Although it is harder in the close season to establish the general view of United fans, or our Trust members, the OxVox committee has taken soundings, observed social media comment, and discussed the situation.

We are unanimous (as are Trusts up and down the country) in our opposition to the League’s decision for the following reasons.

  • Fans want to see meaningful first team competitions with recognised clubs competing on a level playing field.
  • There will be less chance of a League 1 or League 2 side reaching Wembley and every league club will be adding more matches to an already crowded early season programme.
  • The change may reduce support and cost lower league clubs money. Some matches involving Academy sides may attract reasonable crowds, but matches between League sides may attract even less attention and smaller crowds.
  • Our key concern is that potentially this is the thin end of a wedge. OUFC has aspirations to reach the Championship and beyond. This competition may symbolise a direction of travel in English football which stifles the legitimate ambition of clubs like ours to reach the higher levels of the game. The end of the road could include Premiership B sides in the lower leagues, or the formal establishment of feeder clubs. Developments which could pose a major threat to clubs like Oxford United.

Over the weekend OxVox has had extensive dialogue with United Chairman Darryl Eales and Managing Director Greig Box Turnbull on this topic.

United cast its vote in favour of the Trophy, although Darryl, who could not attend the meeting, has told OxVox that he regrets the decision and the process that led to the decision being made. He has given an undertaking to OxVox, which he is happy for us to make public, that in future the club will fully consult the Trust prior to any similar situation requiring the club to express a view. This commitment will accelerate the plans for fan representation on the Board of OUFC and ensure fans have a greater voice in the decisions our football club makes. OxVox welcomes Darryl Eales’ commitment to this initiative.

It has been made clear to OxVox that it was a Board decision and taken when it was clear that the competition itself was in jeopardy, that there was, as yet, no sponsor for the competition, it is a 1 year only trial, and also that many other league clubs would actually have preferred for the competition to be disbanded completely.

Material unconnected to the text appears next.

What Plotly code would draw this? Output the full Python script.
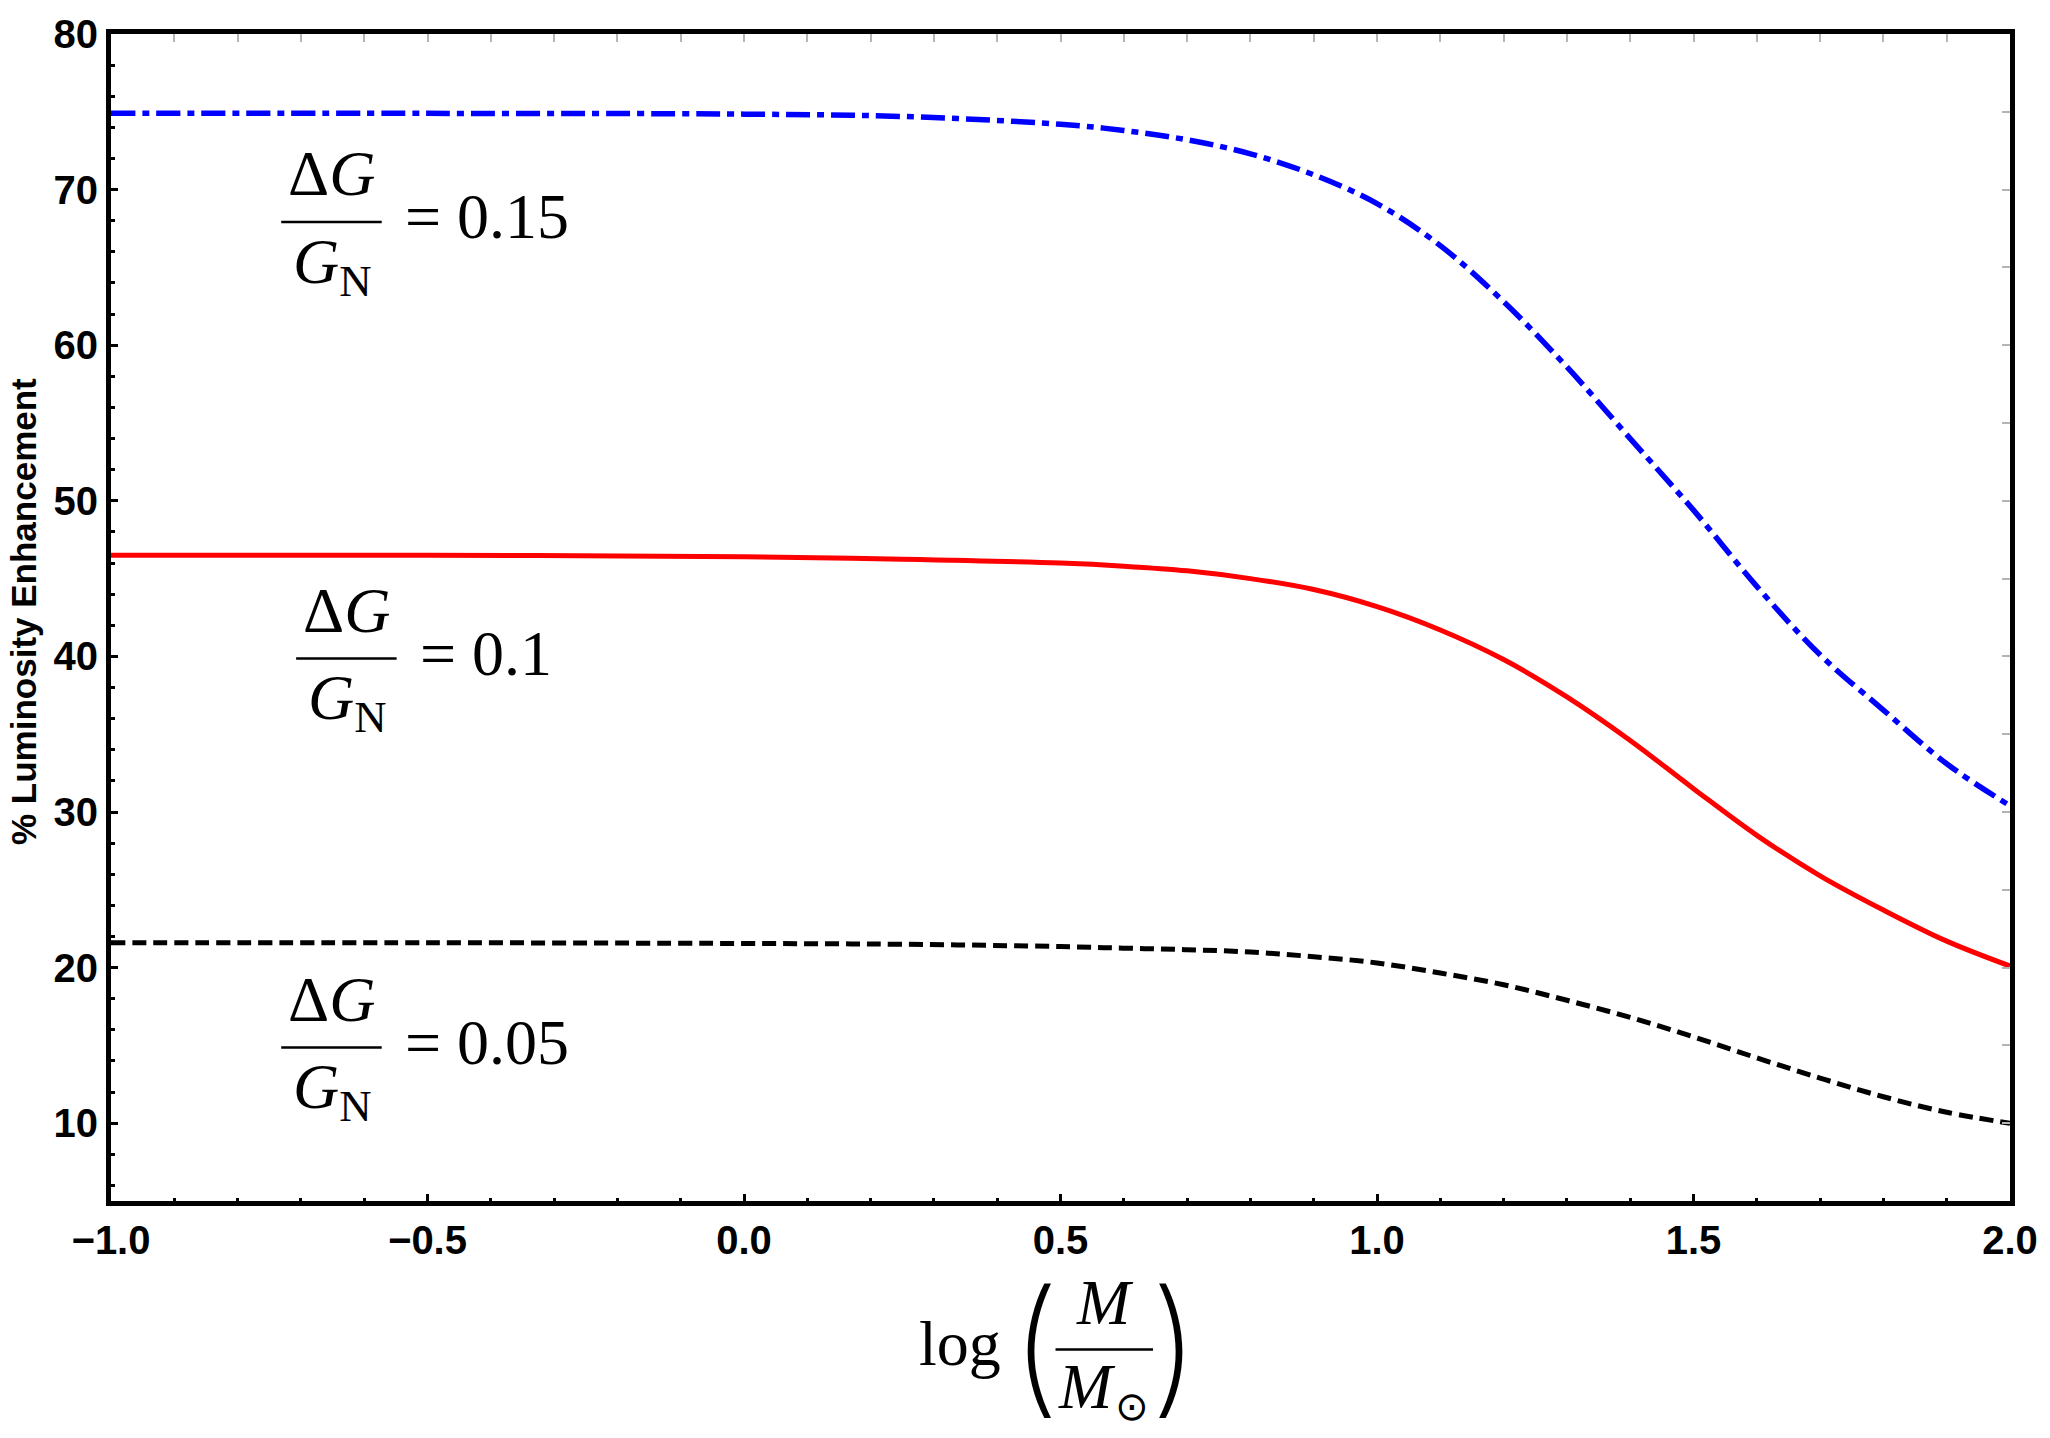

It has also been made clear that OUFC is vehemently opposed to any potential introduction of Premiership B teams to the Football League and would always vote against such a proposal if it ever were to be discussed.

Greig Box Turnbull, who attended the meeting on the club’s behalf, is a long-standing member of OxVox and, like Darryl, is implacably opposed to any changes which may adversely affect the interests of lower league clubs. We are absolutely confident that Greig has the very best interests of OUFC and its fans at heart and we will continue to support him as he establishes his role in the club.

Our view is that together we must move on from this and warmly welcome the assurances from Darryl Eales about future consultation and we anticipate better forward planning on any future issues of this nature.